Description of the task
Return the listing below exactly, with the pictures dropped.
########
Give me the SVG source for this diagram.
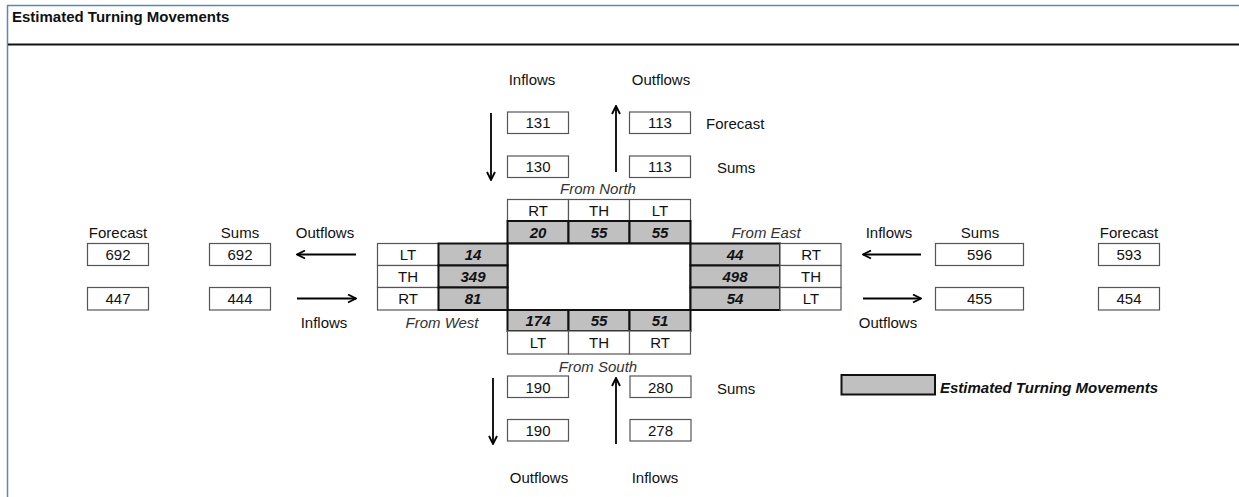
<svg xmlns="http://www.w3.org/2000/svg" width="1239" height="497" viewBox="0 0 1239 497">
<style>
text{font-family:"Liberation Sans",Arial,sans-serif;font-size:15px;fill:#111}
.c{text-anchor:middle}
.it{font-style:italic;fill:#333}
.v{font-weight:bold;font-style:italic;text-anchor:middle}
.box{fill:#fff;stroke:#555;stroke-width:1.2}
.g{fill:#c0c0c0;stroke:#111;stroke-width:2}
.a{stroke:#000;stroke-width:1.8;fill:none;marker-end:url(#ah)}
</style>
<defs>
<marker id="ah" viewBox="0 0 10 10" refX="9" refY="5" markerWidth="10" markerHeight="10" markerUnits="userSpaceOnUse" orient="auto">
<path d="M1,1 L9,5 L1,9" fill="none" stroke="#000" stroke-width="1.8"/>
</marker>
</defs>
<rect width="1239" height="497" fill="#fff"/>
<g id="frame">
<line x1="7" y1="5.5" x2="1239" y2="5.5" stroke="#5a88b8" stroke-width="1.5"/>
<line x1="7.5" y1="5" x2="7.5" y2="497" stroke="#5a88b8" stroke-width="1.5"/>
<line x1="8" y1="44.5" x2="1239" y2="44.5" stroke="#111" stroke-width="2"/>
<text x="12" y="22" style="font-weight:bold">Estimated Turning Movements</text>
</g>
<g id="connectors">
<line class="a" x1="491" y1="113" x2="491" y2="180"/>
<line class="a" x1="616" y1="172" x2="616" y2="106"/>
<line class="a" x1="356" y1="254.5" x2="297" y2="254.5"/>
<line class="a" x1="297" y1="298.5" x2="356" y2="298.5"/>
<line class="a" x1="921" y1="254.5" x2="863" y2="254.5"/>
<line class="a" x1="863" y1="298.5" x2="921" y2="298.5"/>
<line class="a" x1="493" y1="378" x2="493" y2="444"/>
<line class="a" x1="616" y1="444" x2="616" y2="378"/>
</g>
<g id="north">
<text class="c" x="532" y="85">Inflows</text>
<text class="c" x="661" y="85">Outflows</text>
<rect class="box" x="507.5" y="112" width="61" height="21.5"/><text class="c" x="538" y="128">131</text>
<rect class="box" x="629.5" y="112" width="61" height="21.5"/><text class="c" x="660" y="128">113</text>
<text x="706" y="129">Forecast</text>
<rect class="box" x="507.5" y="156" width="61" height="21.5"/><text class="c" x="538" y="172">130</text>
<rect class="box" x="629.5" y="156" width="61" height="21.5"/><text class="c" x="660" y="172">113</text>
<text x="717" y="172.5">Sums</text>
<text class="c it" x="598" y="194">From North</text>
<rect class="box" x="507.5" y="199.5" width="61" height="21.5"/><text class="c" x="538" y="216">RT</text>
<rect class="box" x="568.5" y="199.5" width="61" height="21.5"/><text class="c" x="599" y="216">TH</text>
<rect class="box" x="629.5" y="199.5" width="61" height="21.5"/><text class="c" x="660" y="216">LT</text>
<rect class="g" x="507.5" y="221" width="61" height="22.5"/><text class="v" x="538" y="237.5">20</text>
<rect class="g" x="568.5" y="221" width="61" height="22.5"/><text class="v" x="599" y="237.5">55</text>
<rect class="g" x="629.5" y="221" width="61" height="22.5"/><text class="v" x="660" y="237.5">55</text>
</g>
<g id="center">
<rect x="507.5" y="243.5" width="183" height="66.5" fill="#fff" stroke="#111" stroke-width="2"/>
</g>
<g id="west">
<text class="c it" x="442" y="327.5">From West</text>
<rect class="box" x="377.5" y="243.5" width="61" height="22"/><text class="c" x="408" y="260">LT</text>
<rect class="box" x="377.5" y="265.5" width="61" height="22"/><text class="c" x="408" y="282">TH</text>
<rect class="box" x="377.5" y="287.5" width="61" height="22.5"/><text class="c" x="408" y="304">RT</text>
<rect class="g" x="438.5" y="243.5" width="69" height="22"/><text class="v" x="473" y="260">14</text>
<rect class="g" x="438.5" y="265.5" width="69" height="22"/><text class="v" x="473" y="282">349</text>
<rect class="g" x="438.5" y="287.5" width="69" height="22.5"/><text class="v" x="473" y="304">81</text>
</g>
<g id="east">
<text class="c it" x="766" y="237.5">From East</text>
<rect class="g" x="690.5" y="243.5" width="89.5" height="22"/><text class="v" x="735" y="260">44</text>
<rect class="g" x="690.5" y="265.5" width="89.5" height="22"/><text class="v" x="735" y="282">498</text>
<rect class="g" x="690.5" y="287.5" width="89.5" height="22.5"/><text class="v" x="735" y="304">54</text>
<rect class="box" x="780" y="243.5" width="61" height="22"/><text class="c" x="811" y="260">RT</text>
<rect class="box" x="780" y="265.5" width="61" height="22"/><text class="c" x="811" y="282">TH</text>
<rect class="box" x="780" y="287.5" width="61" height="22.5"/><text class="c" x="811" y="304">LT</text>
</g>
<g id="south">
<rect class="g" x="507.5" y="310" width="61" height="21"/><text class="v" x="538" y="326">174</text>
<rect class="g" x="568.5" y="310" width="61" height="21"/><text class="v" x="599" y="326">55</text>
<rect class="g" x="629.5" y="310" width="61" height="21"/><text class="v" x="660" y="326">51</text>
<rect class="box" x="507.5" y="331" width="61" height="23"/><text class="c" x="538" y="348">LT</text>
<rect class="box" x="568.5" y="331" width="61" height="23"/><text class="c" x="599" y="348">TH</text>
<rect class="box" x="629.5" y="331" width="61" height="23"/><text class="c" x="660" y="348">RT</text>
<text class="c it" x="598" y="371.5">From South</text>
<rect class="box" x="507.5" y="376" width="61" height="21.5"/><text class="c" x="538" y="392.5">190</text>
<rect class="box" x="630" y="376" width="61" height="21.5"/><text class="c" x="660.5" y="392.5">280</text>
<text x="717" y="393.5">Sums</text>
<rect class="box" x="507.5" y="419.5" width="61" height="21.5"/><text class="c" x="538" y="436">190</text>
<rect class="box" x="630" y="419.5" width="61" height="21.5"/><text class="c" x="660.5" y="436">278</text>
<text class="c" x="539" y="482.5">Outflows</text>
<text class="c" x="655" y="482.5">Inflows</text>
</g>
<g id="left">
<text class="c" x="118" y="237.5">Forecast</text>
<text class="c" x="240" y="237.5">Sums</text>
<text class="c" x="325" y="237.5">Outflows</text>
<rect class="box" x="87.5" y="243.5" width="61" height="22"/><text class="c" x="118" y="260">692</text>
<rect class="box" x="209.5" y="243.5" width="61" height="22"/><text class="c" x="240" y="260">692</text>
<rect class="box" x="87.5" y="287.5" width="61" height="22.5"/><text class="c" x="118" y="304">447</text>
<rect class="box" x="209.5" y="287.5" width="61" height="22.5"/><text class="c" x="240" y="304">444</text>
<text class="c" x="324" y="327.5">Inflows</text>
</g>
<g id="right">
<text class="c" x="889" y="237.5">Inflows</text>
<text class="c" x="980" y="237.5">Sums</text>
<text class="c" x="1129" y="237.5">Forecast</text>
<rect class="box" x="935.5" y="243.5" width="88" height="22"/><text class="c" x="979.5" y="260">596</text>
<rect class="box" x="1098.5" y="243.5" width="61" height="22"/><text class="c" x="1129" y="260">593</text>
<rect class="box" x="935.5" y="287.5" width="88" height="22.5"/><text class="c" x="979.5" y="304">455</text>
<rect class="box" x="1098.5" y="287.5" width="61" height="22.5"/><text class="c" x="1129" y="304">454</text>
<text class="c" x="888" y="327.5">Outflows</text>
</g>
<g id="legend">
<rect class="g" x="841.5" y="375" width="93.5" height="19.5"/>
<text x="940" y="393" style="font-weight:bold;font-style:italic">Estimated Turning Movements</text>
</g>
</svg>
########
Answer
Give me the SVG source for this diagram.
<svg xmlns="http://www.w3.org/2000/svg" width="1239" height="497" viewBox="0 0 1239 497">
<style>
text{font-family:"Liberation Sans",Arial,sans-serif;font-size:15px;fill:#111}
.c{text-anchor:middle}
.it{font-style:italic;fill:#333}
.v{font-weight:bold;font-style:italic;text-anchor:middle}
.box{fill:#fff;stroke:#555;stroke-width:1.2}
.g{fill:#c0c0c0;stroke:#111;stroke-width:2}
.a{stroke:#000;stroke-width:1.8;fill:none;marker-end:url(#ah)}
</style>
<defs>
<marker id="ah" viewBox="0 0 10 10" refX="9" refY="5" markerWidth="10" markerHeight="10" markerUnits="userSpaceOnUse" orient="auto">
<path d="M1,1 L9,5 L1,9" fill="none" stroke="#000" stroke-width="1.8"/>
</marker>
</defs>
<rect width="1239" height="497" fill="#fff"/>
<g id="frame">
<line x1="7" y1="5.5" x2="1239" y2="5.5" stroke="#5a88b8" stroke-width="1.5"/>
<line x1="7.5" y1="5" x2="7.5" y2="497" stroke="#5a88b8" stroke-width="1.5"/>
<line x1="8" y1="44.5" x2="1239" y2="44.5" stroke="#111" stroke-width="2"/>
<text x="12" y="22" style="font-weight:bold">Estimated Turning Movements</text>
</g>
<g id="connectors">
<line class="a" x1="491" y1="113" x2="491" y2="180"/>
<line class="a" x1="616" y1="172" x2="616" y2="106"/>
<line class="a" x1="356" y1="254.5" x2="297" y2="254.5"/>
<line class="a" x1="297" y1="298.5" x2="356" y2="298.5"/>
<line class="a" x1="921" y1="254.5" x2="863" y2="254.5"/>
<line class="a" x1="863" y1="298.5" x2="921" y2="298.5"/>
<line class="a" x1="493" y1="378" x2="493" y2="444"/>
<line class="a" x1="616" y1="444" x2="616" y2="378"/>
</g>
<g id="north">
<text class="c" x="532" y="85">Inflows</text>
<text class="c" x="661" y="85">Outflows</text>
<rect class="box" x="507.5" y="112" width="61" height="21.5"/><text class="c" x="538" y="128">131</text>
<rect class="box" x="629.5" y="112" width="61" height="21.5"/><text class="c" x="660" y="128">113</text>
<text x="706" y="129">Forecast</text>
<rect class="box" x="507.5" y="156" width="61" height="21.5"/><text class="c" x="538" y="172">130</text>
<rect class="box" x="629.5" y="156" width="61" height="21.5"/><text class="c" x="660" y="172">113</text>
<text x="717" y="172.5">Sums</text>
<text class="c it" x="598" y="194">From North</text>
<rect class="box" x="507.5" y="199.5" width="61" height="21.5"/><text class="c" x="538" y="216">RT</text>
<rect class="box" x="568.5" y="199.5" width="61" height="21.5"/><text class="c" x="599" y="216">TH</text>
<rect class="box" x="629.5" y="199.5" width="61" height="21.5"/><text class="c" x="660" y="216">LT</text>
<rect class="g" x="507.5" y="221" width="61" height="22.5"/><text class="v" x="538" y="237.5">20</text>
<rect class="g" x="568.5" y="221" width="61" height="22.5"/><text class="v" x="599" y="237.5">55</text>
<rect class="g" x="629.5" y="221" width="61" height="22.5"/><text class="v" x="660" y="237.5">55</text>
</g>
<g id="center">
<rect x="507.5" y="243.5" width="183" height="66.5" fill="#fff" stroke="#111" stroke-width="2"/>
</g>
<g id="west">
<text class="c it" x="442" y="327.5">From West</text>
<rect class="box" x="377.5" y="243.5" width="61" height="22"/><text class="c" x="408" y="260">LT</text>
<rect class="box" x="377.5" y="265.5" width="61" height="22"/><text class="c" x="408" y="282">TH</text>
<rect class="box" x="377.5" y="287.5" width="61" height="22.5"/><text class="c" x="408" y="304">RT</text>
<rect class="g" x="438.5" y="243.5" width="69" height="22"/><text class="v" x="473" y="260">14</text>
<rect class="g" x="438.5" y="265.5" width="69" height="22"/><text class="v" x="473" y="282">349</text>
<rect class="g" x="438.5" y="287.5" width="69" height="22.5"/><text class="v" x="473" y="304">81</text>
</g>
<g id="east">
<text class="c it" x="766" y="237.5">From East</text>
<rect class="g" x="690.5" y="243.5" width="89.5" height="22"/><text class="v" x="735" y="260">44</text>
<rect class="g" x="690.5" y="265.5" width="89.5" height="22"/><text class="v" x="735" y="282">498</text>
<rect class="g" x="690.5" y="287.5" width="89.5" height="22.5"/><text class="v" x="735" y="304">54</text>
<rect class="box" x="780" y="243.5" width="61" height="22"/><text class="c" x="811" y="260">RT</text>
<rect class="box" x="780" y="265.5" width="61" height="22"/><text class="c" x="811" y="282">TH</text>
<rect class="box" x="780" y="287.5" width="61" height="22.5"/><text class="c" x="811" y="304">LT</text>
</g>
<g id="south">
<rect class="g" x="507.5" y="310" width="61" height="21"/><text class="v" x="538" y="326">174</text>
<rect class="g" x="568.5" y="310" width="61" height="21"/><text class="v" x="599" y="326">55</text>
<rect class="g" x="629.5" y="310" width="61" height="21"/><text class="v" x="660" y="326">51</text>
<rect class="box" x="507.5" y="331" width="61" height="23"/><text class="c" x="538" y="348">LT</text>
<rect class="box" x="568.5" y="331" width="61" height="23"/><text class="c" x="599" y="348">TH</text>
<rect class="box" x="629.5" y="331" width="61" height="23"/><text class="c" x="660" y="348">RT</text>
<text class="c it" x="598" y="371.5">From South</text>
<rect class="box" x="507.5" y="376" width="61" height="21.5"/><text class="c" x="538" y="392.5">190</text>
<rect class="box" x="630" y="376" width="61" height="21.5"/><text class="c" x="660.5" y="392.5">280</text>
<text x="717" y="393.5">Sums</text>
<rect class="box" x="507.5" y="419.5" width="61" height="21.5"/><text class="c" x="538" y="436">190</text>
<rect class="box" x="630" y="419.5" width="61" height="21.5"/><text class="c" x="660.5" y="436">278</text>
<text class="c" x="539" y="482.5">Outflows</text>
<text class="c" x="655" y="482.5">Inflows</text>
</g>
<g id="left">
<text class="c" x="118" y="237.5">Forecast</text>
<text class="c" x="240" y="237.5">Sums</text>
<text class="c" x="325" y="237.5">Outflows</text>
<rect class="box" x="87.5" y="243.5" width="61" height="22"/><text class="c" x="118" y="260">692</text>
<rect class="box" x="209.5" y="243.5" width="61" height="22"/><text class="c" x="240" y="260">692</text>
<rect class="box" x="87.5" y="287.5" width="61" height="22.5"/><text class="c" x="118" y="304">447</text>
<rect class="box" x="209.5" y="287.5" width="61" height="22.5"/><text class="c" x="240" y="304">444</text>
<text class="c" x="324" y="327.5">Inflows</text>
</g>
<g id="right">
<text class="c" x="889" y="237.5">Inflows</text>
<text class="c" x="980" y="237.5">Sums</text>
<text class="c" x="1129" y="237.5">Forecast</text>
<rect class="box" x="935.5" y="243.5" width="88" height="22"/><text class="c" x="979.5" y="260">596</text>
<rect class="box" x="1098.5" y="243.5" width="61" height="22"/><text class="c" x="1129" y="260">593</text>
<rect class="box" x="935.5" y="287.5" width="88" height="22.5"/><text class="c" x="979.5" y="304">455</text>
<rect class="box" x="1098.5" y="287.5" width="61" height="22.5"/><text class="c" x="1129" y="304">454</text>
<text class="c" x="888" y="327.5">Outflows</text>
</g>
<g id="legend">
<rect class="g" x="841.5" y="375" width="93.5" height="19.5"/>
<text x="940" y="393" style="font-weight:bold;font-style:italic">Estimated Turning Movements</text>
</g>
</svg>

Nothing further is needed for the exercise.